Но все же не по всей линии. Читатель разрешит мне лишь бегло сослаться на те стороны, в которых мы усмотрели изъяны религиозного развития нашей эпохи; религиозный эротизм, астрологию, магию, поклонение року. Можно бы подробнее обсудить некоторые пункты, лишь мимоходом затронутые нами. Да, конечно, дефекты есть; но в общей сложности придется все-таки сказать: есть и прогресс.

Но как быть с восточным наркозом? Отрицать факт ориентализации нельзя; но можно и должно подчеркнуть, что ей предшествовала эллинизация всех без исключения религиозных сил, которые произвели эту ориентализацию – в этом отличие нашего периода от вселенской империи. И при этом прогрессе эллинизации отпали те элементы восточных культов, которые были в них собственно восточными. Великая Матерь? Да, но без религиозного скопчества. Исида? Да, но без заупокойной магии. Астарта с Аденом? Да, но без религиозной проституции. Культ государей? Да, но без "проскинезы". И если взвесить, какое значение имеют откинутые элементы, какое опустошение они произвели бы в эллинской народной душе, если бы они не были откинуты, то ясно будет, что ни о каком восточном наркозе речи быть не может. Скорее, можно поставить вопрос, может ли при этих условиях быть речь об ориентализации вообще, и не справедливее ли будет признать в религии эллинизма просто дальнейший этап в самобытном развитии древнегреческой религии.

Я и сам склоняюсь к тому, чтобы признать эту ориентализацию скорее внешней, чем внутренней; но как таковую, я все-таки считаю полезным ее удержать. Имена и прочие внешности имели все-таки одно огромное значение: они создали у эллинов, быть может, иллюзию, но благотворную, что они исповедуют одну и ту же религию с исконными поклонниками Исиды, Великой Матери и т.д., с жителями Египта, Анатолии, Сирии – и значит, можно продолжать, и всей oikumene. Другими словами: благодаря им, религия эллинизма была поднята на ступень универсализма.

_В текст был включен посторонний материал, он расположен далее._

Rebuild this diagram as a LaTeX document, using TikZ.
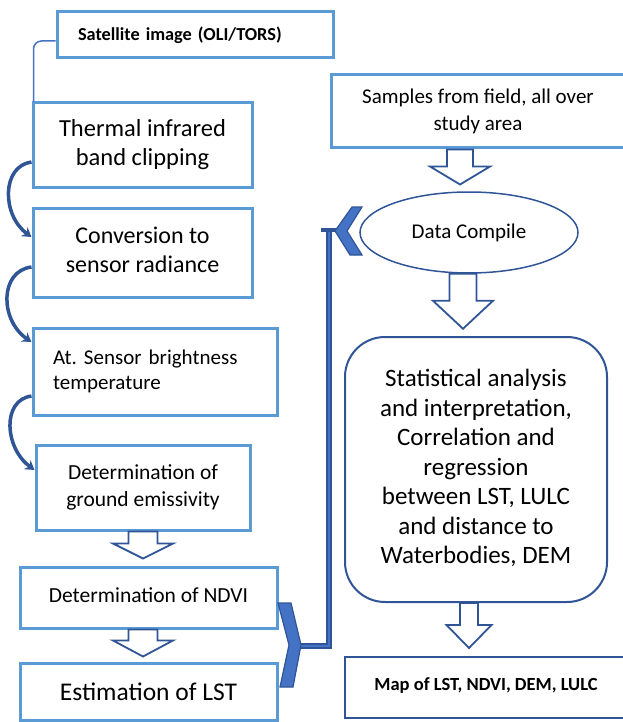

Осмеливаюсь верить, что читатель моей "Древнегреческой религии" не забыл тех гомеровских стихов, которые я более всего прочего поручил его вниманию и его памяти, стихов, доказывающих, что уже в те далекие времена основание универсализма было глубоко заложено в греческую душу, что, при всей любви Паллады к ахейцам и Аполлона к троянам, над обоими стоящий царь Олимпа с одинаковым участием смотрел на бойцов обоих враждебных друг другу станов, милуя человека исключительно в зависимости от его собственных заслуг. Отметив эту черту, я, не вдаваясь в частности, на нескольких ярких примерах охарактеризовал дальнейшее развитие этого универсализма, доводя его до нашей эпохи и до того реформатора, которого настоящая книга изобразила как творца религии эллинизма – до Тимофея элевсинского. Да, Тимофей завершил то, что – для нас, по крайней мере – начал Гомер: он дал тогдашней вселенной, правда, не единую, но все же вселенскую религию. Деметра опять, как во дни царицы Метаниры, изменила свое имя: она согласилась стать Исидой в Александрии и Великой Матерью в Кизике, но осталась и тут, и: там тою же Деметрой элевсинской, царицей святых таинств, ведущей все народы одинаково к той же великой и радостной цели.

Это ли ориентализация? Нет, конечно: не мог Восток дать Элладе то, чего не имел сам. Он стал лишь страдательной матерью, действенной силой была эллинская религия, была та удивительная ее особенность, благодаря которой для сознания вдохновляемого ею народа не было "язычников", не было "гяуров", а были окрестные народы, под различными именами почитающие одних и тех же богов. Подобно самому понятию человечества, и общечеловеческая религия была созданием эллинов; об этом следует настойчиво напоминать теперь, когда все развивающийся процесс реварваризации человечества по частям отнимает у нас то драгоценное наследие, которое нам досталось от этого поистине избранного народа.